**What the task requires:** Leave out the pictures and copy everything else below exactly.

**Material:**
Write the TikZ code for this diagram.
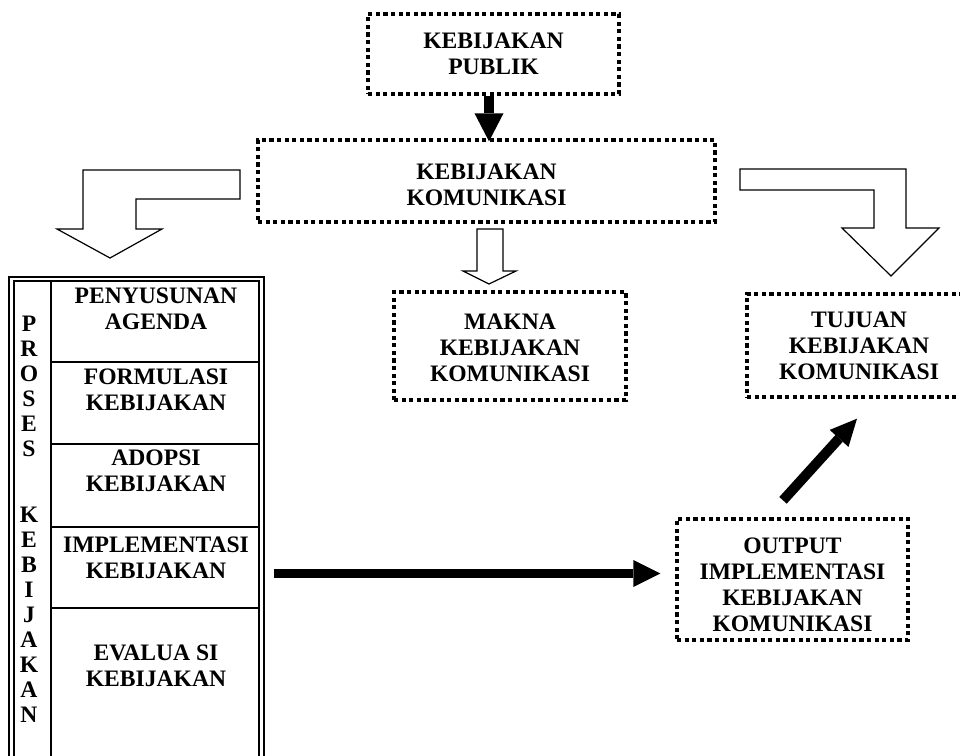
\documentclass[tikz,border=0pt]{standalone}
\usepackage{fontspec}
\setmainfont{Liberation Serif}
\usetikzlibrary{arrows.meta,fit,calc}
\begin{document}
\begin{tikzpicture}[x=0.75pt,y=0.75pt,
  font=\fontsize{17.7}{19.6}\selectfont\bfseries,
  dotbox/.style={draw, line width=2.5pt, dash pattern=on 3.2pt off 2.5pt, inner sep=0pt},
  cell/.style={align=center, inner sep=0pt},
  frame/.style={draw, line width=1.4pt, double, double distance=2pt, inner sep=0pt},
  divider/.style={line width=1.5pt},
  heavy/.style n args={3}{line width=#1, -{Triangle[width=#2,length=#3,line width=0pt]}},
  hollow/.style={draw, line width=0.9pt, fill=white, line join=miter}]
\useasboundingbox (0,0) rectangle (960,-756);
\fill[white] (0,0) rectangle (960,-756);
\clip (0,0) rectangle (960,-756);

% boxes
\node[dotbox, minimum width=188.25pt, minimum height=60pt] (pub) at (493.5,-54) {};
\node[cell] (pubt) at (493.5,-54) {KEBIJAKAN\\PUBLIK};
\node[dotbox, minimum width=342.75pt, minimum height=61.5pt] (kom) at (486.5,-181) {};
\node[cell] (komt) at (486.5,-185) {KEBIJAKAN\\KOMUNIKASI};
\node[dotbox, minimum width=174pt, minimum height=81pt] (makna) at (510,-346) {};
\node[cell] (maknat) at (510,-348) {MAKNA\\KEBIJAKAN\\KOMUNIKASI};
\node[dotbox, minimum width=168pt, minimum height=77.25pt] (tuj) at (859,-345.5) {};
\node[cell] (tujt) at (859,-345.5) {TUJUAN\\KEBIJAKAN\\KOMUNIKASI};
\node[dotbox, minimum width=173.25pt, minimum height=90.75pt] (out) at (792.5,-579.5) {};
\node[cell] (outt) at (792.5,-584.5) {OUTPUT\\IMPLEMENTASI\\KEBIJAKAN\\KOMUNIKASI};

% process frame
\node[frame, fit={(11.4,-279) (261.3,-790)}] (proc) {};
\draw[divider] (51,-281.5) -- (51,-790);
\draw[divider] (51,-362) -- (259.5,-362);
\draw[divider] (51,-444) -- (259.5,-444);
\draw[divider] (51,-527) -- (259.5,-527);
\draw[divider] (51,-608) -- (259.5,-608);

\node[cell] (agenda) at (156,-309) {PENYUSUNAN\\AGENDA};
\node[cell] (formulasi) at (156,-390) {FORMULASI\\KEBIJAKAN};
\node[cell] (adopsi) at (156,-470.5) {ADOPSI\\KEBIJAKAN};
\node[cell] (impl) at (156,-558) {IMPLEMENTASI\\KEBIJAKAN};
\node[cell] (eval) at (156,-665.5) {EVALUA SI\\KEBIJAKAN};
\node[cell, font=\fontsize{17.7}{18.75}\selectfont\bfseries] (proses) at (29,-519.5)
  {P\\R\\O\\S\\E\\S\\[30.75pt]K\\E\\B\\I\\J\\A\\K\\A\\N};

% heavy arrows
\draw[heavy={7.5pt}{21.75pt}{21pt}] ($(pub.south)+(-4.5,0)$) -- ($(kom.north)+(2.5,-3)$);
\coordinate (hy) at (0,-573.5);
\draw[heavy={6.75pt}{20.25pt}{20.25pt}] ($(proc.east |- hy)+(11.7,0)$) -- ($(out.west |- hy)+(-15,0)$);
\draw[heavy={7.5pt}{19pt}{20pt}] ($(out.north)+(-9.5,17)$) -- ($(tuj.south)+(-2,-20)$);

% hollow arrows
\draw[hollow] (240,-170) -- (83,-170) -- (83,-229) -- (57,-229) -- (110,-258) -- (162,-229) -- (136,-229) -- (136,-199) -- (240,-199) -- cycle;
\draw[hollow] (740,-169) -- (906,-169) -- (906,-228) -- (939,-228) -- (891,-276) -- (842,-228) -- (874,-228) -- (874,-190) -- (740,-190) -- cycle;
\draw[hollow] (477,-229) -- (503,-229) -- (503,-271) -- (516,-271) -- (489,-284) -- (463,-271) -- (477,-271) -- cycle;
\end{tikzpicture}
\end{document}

**Answer to the exercise:**
Write the TikZ code for this diagram.
\documentclass[tikz,border=0pt]{standalone}
\usepackage{fontspec}
\setmainfont{Liberation Serif}
\usetikzlibrary{arrows.meta,fit,calc}
\begin{document}
\begin{tikzpicture}[x=0.75pt,y=0.75pt,
  font=\fontsize{17.7}{19.6}\selectfont\bfseries,
  dotbox/.style={draw, line width=2.5pt, dash pattern=on 3.2pt off 2.5pt, inner sep=0pt},
  cell/.style={align=center, inner sep=0pt},
  frame/.style={draw, line width=1.4pt, double, double distance=2pt, inner sep=0pt},
  divider/.style={line width=1.5pt},
  heavy/.style n args={3}{line width=#1, -{Triangle[width=#2,length=#3,line width=0pt]}},
  hollow/.style={draw, line width=0.9pt, fill=white, line join=miter}]
\useasboundingbox (0,0) rectangle (960,-756);
\fill[white] (0,0) rectangle (960,-756);
\clip (0,0) rectangle (960,-756);

% boxes
\node[dotbox, minimum width=188.25pt, minimum height=60pt] (pub) at (493.5,-54) {};
\node[cell] (pubt) at (493.5,-54) {KEBIJAKAN\\PUBLIK};
\node[dotbox, minimum width=342.75pt, minimum height=61.5pt] (kom) at (486.5,-181) {};
\node[cell] (komt) at (486.5,-185) {KEBIJAKAN\\KOMUNIKASI};
\node[dotbox, minimum width=174pt, minimum height=81pt] (makna) at (510,-346) {};
\node[cell] (maknat) at (510,-348) {MAKNA\\KEBIJAKAN\\KOMUNIKASI};
\node[dotbox, minimum width=168pt, minimum height=77.25pt] (tuj) at (859,-345.5) {};
\node[cell] (tujt) at (859,-345.5) {TUJUAN\\KEBIJAKAN\\KOMUNIKASI};
\node[dotbox, minimum width=173.25pt, minimum height=90.75pt] (out) at (792.5,-579.5) {};
\node[cell] (outt) at (792.5,-584.5) {OUTPUT\\IMPLEMENTASI\\KEBIJAKAN\\KOMUNIKASI};

% process frame
\node[frame, fit={(11.4,-279) (261.3,-790)}] (proc) {};
\draw[divider] (51,-281.5) -- (51,-790);
\draw[divider] (51,-362) -- (259.5,-362);
\draw[divider] (51,-444) -- (259.5,-444);
\draw[divider] (51,-527) -- (259.5,-527);
\draw[divider] (51,-608) -- (259.5,-608);

\node[cell] (agenda) at (156,-309) {PENYUSUNAN\\AGENDA};
\node[cell] (formulasi) at (156,-390) {FORMULASI\\KEBIJAKAN};
\node[cell] (adopsi) at (156,-470.5) {ADOPSI\\KEBIJAKAN};
\node[cell] (impl) at (156,-558) {IMPLEMENTASI\\KEBIJAKAN};
\node[cell] (eval) at (156,-665.5) {EVALUA SI\\KEBIJAKAN};
\node[cell, font=\fontsize{17.7}{18.75}\selectfont\bfseries] (proses) at (29,-519.5)
  {P\\R\\O\\S\\E\\S\\[30.75pt]K\\E\\B\\I\\J\\A\\K\\A\\N};

% heavy arrows
\draw[heavy={7.5pt}{21.75pt}{21pt}] ($(pub.south)+(-4.5,0)$) -- ($(kom.north)+(2.5,-3)$);
\coordinate (hy) at (0,-573.5);
\draw[heavy={6.75pt}{20.25pt}{20.25pt}] ($(proc.east |- hy)+(11.7,0)$) -- ($(out.west |- hy)+(-15,0)$);
\draw[heavy={7.5pt}{19pt}{20pt}] ($(out.north)+(-9.5,17)$) -- ($(tuj.south)+(-2,-20)$);

% hollow arrows
\draw[hollow] (240,-170) -- (83,-170) -- (83,-229) -- (57,-229) -- (110,-258) -- (162,-229) -- (136,-229) -- (136,-199) -- (240,-199) -- cycle;
\draw[hollow] (740,-169) -- (906,-169) -- (906,-228) -- (939,-228) -- (891,-276) -- (842,-228) -- (874,-228) -- (874,-190) -- (740,-190) -- cycle;
\draw[hollow] (477,-229) -- (503,-229) -- (503,-271) -- (516,-271) -- (489,-284) -- (463,-271) -- (477,-271) -- cycle;
\end{tikzpicture}
\end{document}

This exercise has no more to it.